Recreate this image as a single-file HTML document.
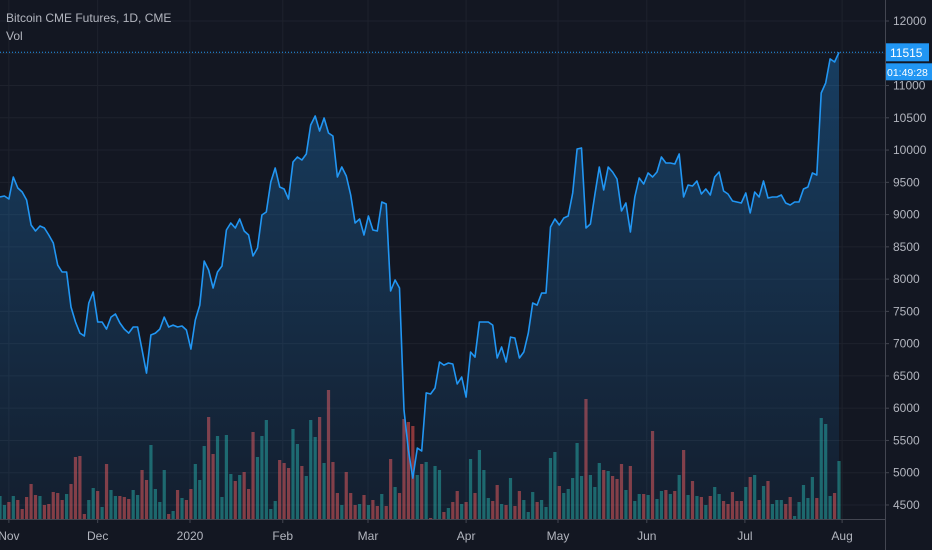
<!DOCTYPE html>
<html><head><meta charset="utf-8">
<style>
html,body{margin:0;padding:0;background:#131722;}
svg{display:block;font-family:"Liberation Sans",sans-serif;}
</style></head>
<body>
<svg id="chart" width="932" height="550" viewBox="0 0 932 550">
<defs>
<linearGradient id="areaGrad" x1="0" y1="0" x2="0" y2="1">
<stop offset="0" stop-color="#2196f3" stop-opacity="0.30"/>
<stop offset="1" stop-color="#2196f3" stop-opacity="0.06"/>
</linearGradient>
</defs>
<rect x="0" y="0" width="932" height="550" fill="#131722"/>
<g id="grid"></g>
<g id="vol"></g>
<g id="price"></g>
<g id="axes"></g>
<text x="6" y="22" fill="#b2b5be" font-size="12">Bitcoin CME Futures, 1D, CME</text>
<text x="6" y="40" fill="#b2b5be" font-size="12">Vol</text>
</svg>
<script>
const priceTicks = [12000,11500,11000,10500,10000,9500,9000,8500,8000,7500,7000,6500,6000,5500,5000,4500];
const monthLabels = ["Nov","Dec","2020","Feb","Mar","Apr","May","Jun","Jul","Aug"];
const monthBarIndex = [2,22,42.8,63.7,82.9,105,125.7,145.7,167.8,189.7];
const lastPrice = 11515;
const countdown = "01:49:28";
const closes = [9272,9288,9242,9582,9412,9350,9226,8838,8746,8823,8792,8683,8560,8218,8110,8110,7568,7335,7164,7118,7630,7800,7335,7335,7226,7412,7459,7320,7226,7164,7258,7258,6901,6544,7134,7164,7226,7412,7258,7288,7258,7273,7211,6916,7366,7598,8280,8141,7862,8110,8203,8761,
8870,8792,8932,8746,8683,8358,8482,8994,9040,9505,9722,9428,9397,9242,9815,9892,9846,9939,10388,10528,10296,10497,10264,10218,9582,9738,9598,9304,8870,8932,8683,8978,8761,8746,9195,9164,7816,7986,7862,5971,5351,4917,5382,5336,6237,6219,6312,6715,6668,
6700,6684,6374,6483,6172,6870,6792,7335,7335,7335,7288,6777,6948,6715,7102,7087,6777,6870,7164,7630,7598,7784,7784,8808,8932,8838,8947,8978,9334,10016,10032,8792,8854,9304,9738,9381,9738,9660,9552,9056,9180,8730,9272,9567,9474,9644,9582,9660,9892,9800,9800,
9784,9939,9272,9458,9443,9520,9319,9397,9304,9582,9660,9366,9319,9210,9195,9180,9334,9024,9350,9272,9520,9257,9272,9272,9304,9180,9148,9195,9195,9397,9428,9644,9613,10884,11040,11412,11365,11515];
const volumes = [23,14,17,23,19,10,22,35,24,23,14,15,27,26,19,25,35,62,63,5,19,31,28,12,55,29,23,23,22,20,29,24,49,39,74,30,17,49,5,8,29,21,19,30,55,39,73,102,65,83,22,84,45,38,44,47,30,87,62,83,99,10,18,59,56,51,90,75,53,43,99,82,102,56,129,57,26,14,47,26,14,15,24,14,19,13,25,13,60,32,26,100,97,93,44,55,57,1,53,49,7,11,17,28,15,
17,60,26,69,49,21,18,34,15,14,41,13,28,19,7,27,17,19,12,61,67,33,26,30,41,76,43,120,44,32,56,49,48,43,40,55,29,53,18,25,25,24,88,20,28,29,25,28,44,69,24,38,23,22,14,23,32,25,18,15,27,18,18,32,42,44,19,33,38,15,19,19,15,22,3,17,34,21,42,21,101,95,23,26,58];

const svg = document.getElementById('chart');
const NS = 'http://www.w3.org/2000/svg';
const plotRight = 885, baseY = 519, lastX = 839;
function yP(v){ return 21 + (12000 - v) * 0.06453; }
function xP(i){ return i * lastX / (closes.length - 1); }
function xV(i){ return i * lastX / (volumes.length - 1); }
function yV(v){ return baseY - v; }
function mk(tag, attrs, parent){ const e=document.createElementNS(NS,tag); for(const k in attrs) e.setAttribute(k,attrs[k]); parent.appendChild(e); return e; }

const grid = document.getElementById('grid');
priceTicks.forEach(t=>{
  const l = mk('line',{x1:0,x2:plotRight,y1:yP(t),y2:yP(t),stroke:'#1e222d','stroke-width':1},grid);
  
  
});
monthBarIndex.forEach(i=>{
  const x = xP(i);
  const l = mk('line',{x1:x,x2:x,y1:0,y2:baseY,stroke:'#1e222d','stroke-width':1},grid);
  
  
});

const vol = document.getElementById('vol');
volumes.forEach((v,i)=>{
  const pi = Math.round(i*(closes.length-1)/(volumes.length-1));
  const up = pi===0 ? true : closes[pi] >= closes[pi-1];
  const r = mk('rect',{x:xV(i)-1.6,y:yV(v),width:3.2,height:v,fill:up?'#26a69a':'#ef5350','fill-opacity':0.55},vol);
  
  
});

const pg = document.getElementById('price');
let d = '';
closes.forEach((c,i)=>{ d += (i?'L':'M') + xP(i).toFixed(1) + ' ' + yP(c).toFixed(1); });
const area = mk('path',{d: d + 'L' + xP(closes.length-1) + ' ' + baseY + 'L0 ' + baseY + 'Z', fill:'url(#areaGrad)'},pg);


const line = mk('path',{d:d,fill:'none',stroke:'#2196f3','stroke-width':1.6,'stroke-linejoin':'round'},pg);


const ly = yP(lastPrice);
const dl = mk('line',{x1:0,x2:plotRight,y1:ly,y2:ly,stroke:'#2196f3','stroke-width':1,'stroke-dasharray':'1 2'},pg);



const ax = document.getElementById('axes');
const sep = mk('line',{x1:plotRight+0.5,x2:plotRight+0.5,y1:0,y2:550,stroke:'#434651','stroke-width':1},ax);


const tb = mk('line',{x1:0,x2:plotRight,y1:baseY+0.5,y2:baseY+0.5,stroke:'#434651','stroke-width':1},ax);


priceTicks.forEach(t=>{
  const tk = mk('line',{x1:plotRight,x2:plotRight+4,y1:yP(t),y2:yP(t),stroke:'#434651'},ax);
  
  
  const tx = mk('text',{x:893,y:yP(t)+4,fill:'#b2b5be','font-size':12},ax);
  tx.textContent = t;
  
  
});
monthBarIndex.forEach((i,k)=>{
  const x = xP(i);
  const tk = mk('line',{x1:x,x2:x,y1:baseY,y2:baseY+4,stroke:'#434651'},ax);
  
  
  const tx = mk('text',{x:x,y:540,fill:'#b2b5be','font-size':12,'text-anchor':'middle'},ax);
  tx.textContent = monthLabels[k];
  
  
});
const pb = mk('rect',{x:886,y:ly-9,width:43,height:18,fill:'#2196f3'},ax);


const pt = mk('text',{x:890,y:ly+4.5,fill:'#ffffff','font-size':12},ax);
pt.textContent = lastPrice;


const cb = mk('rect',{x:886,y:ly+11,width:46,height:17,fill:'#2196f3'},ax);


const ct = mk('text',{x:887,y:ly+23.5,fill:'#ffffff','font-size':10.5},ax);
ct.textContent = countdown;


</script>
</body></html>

▸ Task brief: Return the material word for word. Pictures are not part of the copy.

▸ Task result:
Recreate this image as a single-file HTML document.
<!DOCTYPE html>
<html><head><meta charset="utf-8">
<style>
html,body{margin:0;padding:0;background:#131722;}
svg{display:block;font-family:"Liberation Sans",sans-serif;}
</style></head>
<body>
<svg id="chart" width="932" height="550" viewBox="0 0 932 550">
<defs>
<linearGradient id="areaGrad" x1="0" y1="0" x2="0" y2="1">
<stop offset="0" stop-color="#2196f3" stop-opacity="0.30"/>
<stop offset="1" stop-color="#2196f3" stop-opacity="0.06"/>
</linearGradient>
</defs>
<rect x="0" y="0" width="932" height="550" fill="#131722"/>
<g id="grid"></g>
<g id="vol"></g>
<g id="price"></g>
<g id="axes"></g>
<text x="6" y="22" fill="#b2b5be" font-size="12">Bitcoin CME Futures, 1D, CME</text>
<text x="6" y="40" fill="#b2b5be" font-size="12">Vol</text>
</svg>
<script>
const priceTicks = [12000,11500,11000,10500,10000,9500,9000,8500,8000,7500,7000,6500,6000,5500,5000,4500];
const monthLabels = ["Nov","Dec","2020","Feb","Mar","Apr","May","Jun","Jul","Aug"];
const monthBarIndex = [2,22,42.8,63.7,82.9,105,125.7,145.7,167.8,189.7];
const lastPrice = 11515;
const countdown = "01:49:28";
const closes = [9272,9288,9242,9582,9412,9350,9226,8838,8746,8823,8792,8683,8560,8218,8110,8110,7568,7335,7164,7118,7630,7800,7335,7335,7226,7412,7459,7320,7226,7164,7258,7258,6901,6544,7134,7164,7226,7412,7258,7288,7258,7273,7211,6916,7366,7598,8280,8141,7862,8110,8203,8761,
8870,8792,8932,8746,8683,8358,8482,8994,9040,9505,9722,9428,9397,9242,9815,9892,9846,9939,10388,10528,10296,10497,10264,10218,9582,9738,9598,9304,8870,8932,8683,8978,8761,8746,9195,9164,7816,7986,7862,5971,5351,4917,5382,5336,6237,6219,6312,6715,6668,
6700,6684,6374,6483,6172,6870,6792,7335,7335,7335,7288,6777,6948,6715,7102,7087,6777,6870,7164,7630,7598,7784,7784,8808,8932,8838,8947,8978,9334,10016,10032,8792,8854,9304,9738,9381,9738,9660,9552,9056,9180,8730,9272,9567,9474,9644,9582,9660,9892,9800,9800,
9784,9939,9272,9458,9443,9520,9319,9397,9304,9582,9660,9366,9319,9210,9195,9180,9334,9024,9350,9272,9520,9257,9272,9272,9304,9180,9148,9195,9195,9397,9428,9644,9613,10884,11040,11412,11365,11515];
const volumes = [23,14,17,23,19,10,22,35,24,23,14,15,27,26,19,25,35,62,63,5,19,31,28,12,55,29,23,23,22,20,29,24,49,39,74,30,17,49,5,8,29,21,19,30,55,39,73,102,65,83,22,84,45,38,44,47,30,87,62,83,99,10,18,59,56,51,90,75,53,43,99,82,102,56,129,57,26,14,47,26,14,15,24,14,19,13,25,13,60,32,26,100,97,93,44,55,57,1,53,49,7,11,17,28,15,
17,60,26,69,49,21,18,34,15,14,41,13,28,19,7,27,17,19,12,61,67,33,26,30,41,76,43,120,44,32,56,49,48,43,40,55,29,53,18,25,25,24,88,20,28,29,25,28,44,69,24,38,23,22,14,23,32,25,18,15,27,18,18,32,42,44,19,33,38,15,19,19,15,22,3,17,34,21,42,21,101,95,23,26,58];

const svg = document.getElementById('chart');
const NS = 'http://www.w3.org/2000/svg';
const plotRight = 885, baseY = 519, lastX = 839;
function yP(v){ return 21 + (12000 - v) * 0.06453; }
function xP(i){ return i * lastX / (closes.length - 1); }
function xV(i){ return i * lastX / (volumes.length - 1); }
function yV(v){ return baseY - v; }
function mk(tag, attrs, parent){ const e=document.createElementNS(NS,tag); for(const k in attrs) e.setAttribute(k,attrs[k]); parent.appendChild(e); return e; }

const grid = document.getElementById('grid');
priceTicks.forEach(t=>{
  const l = mk('line',{x1:0,x2:plotRight,y1:yP(t),y2:yP(t),stroke:'#1e222d','stroke-width':1},grid);
  
  
});
monthBarIndex.forEach(i=>{
  const x = xP(i);
  const l = mk('line',{x1:x,x2:x,y1:0,y2:baseY,stroke:'#1e222d','stroke-width':1},grid);
  
  
});

const vol = document.getElementById('vol');
volumes.forEach((v,i)=>{
  const pi = Math.round(i*(closes.length-1)/(volumes.length-1));
  const up = pi===0 ? true : closes[pi] >= closes[pi-1];
  const r = mk('rect',{x:xV(i)-1.6,y:yV(v),width:3.2,height:v,fill:up?'#26a69a':'#ef5350','fill-opacity':0.55},vol);
  
  
});

const pg = document.getElementById('price');
let d = '';
closes.forEach((c,i)=>{ d += (i?'L':'M') + xP(i).toFixed(1) + ' ' + yP(c).toFixed(1); });
const area = mk('path',{d: d + 'L' + xP(closes.length-1) + ' ' + baseY + 'L0 ' + baseY + 'Z', fill:'url(#areaGrad)'},pg);


const line = mk('path',{d:d,fill:'none',stroke:'#2196f3','stroke-width':1.6,'stroke-linejoin':'round'},pg);


const ly = yP(lastPrice);
const dl = mk('line',{x1:0,x2:plotRight,y1:ly,y2:ly,stroke:'#2196f3','stroke-width':1,'stroke-dasharray':'1 2'},pg);



const ax = document.getElementById('axes');
const sep = mk('line',{x1:plotRight+0.5,x2:plotRight+0.5,y1:0,y2:550,stroke:'#434651','stroke-width':1},ax);


const tb = mk('line',{x1:0,x2:plotRight,y1:baseY+0.5,y2:baseY+0.5,stroke:'#434651','stroke-width':1},ax);


priceTicks.forEach(t=>{
  const tk = mk('line',{x1:plotRight,x2:plotRight+4,y1:yP(t),y2:yP(t),stroke:'#434651'},ax);
  
  
  const tx = mk('text',{x:893,y:yP(t)+4,fill:'#b2b5be','font-size':12},ax);
  tx.textContent = t;
  
  
});
monthBarIndex.forEach((i,k)=>{
  const x = xP(i);
  const tk = mk('line',{x1:x,x2:x,y1:baseY,y2:baseY+4,stroke:'#434651'},ax);
  
  
  const tx = mk('text',{x:x,y:540,fill:'#b2b5be','font-size':12,'text-anchor':'middle'},ax);
  tx.textContent = monthLabels[k];
  
  
});
const pb = mk('rect',{x:886,y:ly-9,width:43,height:18,fill:'#2196f3'},ax);


const pt = mk('text',{x:890,y:ly+4.5,fill:'#ffffff','font-size':12},ax);
pt.textContent = lastPrice;


const cb = mk('rect',{x:886,y:ly+11,width:46,height:17,fill:'#2196f3'},ax);


const ct = mk('text',{x:887,y:ly+23.5,fill:'#ffffff','font-size':10.5},ax);
ct.textContent = countdown;


</script>
</body></html>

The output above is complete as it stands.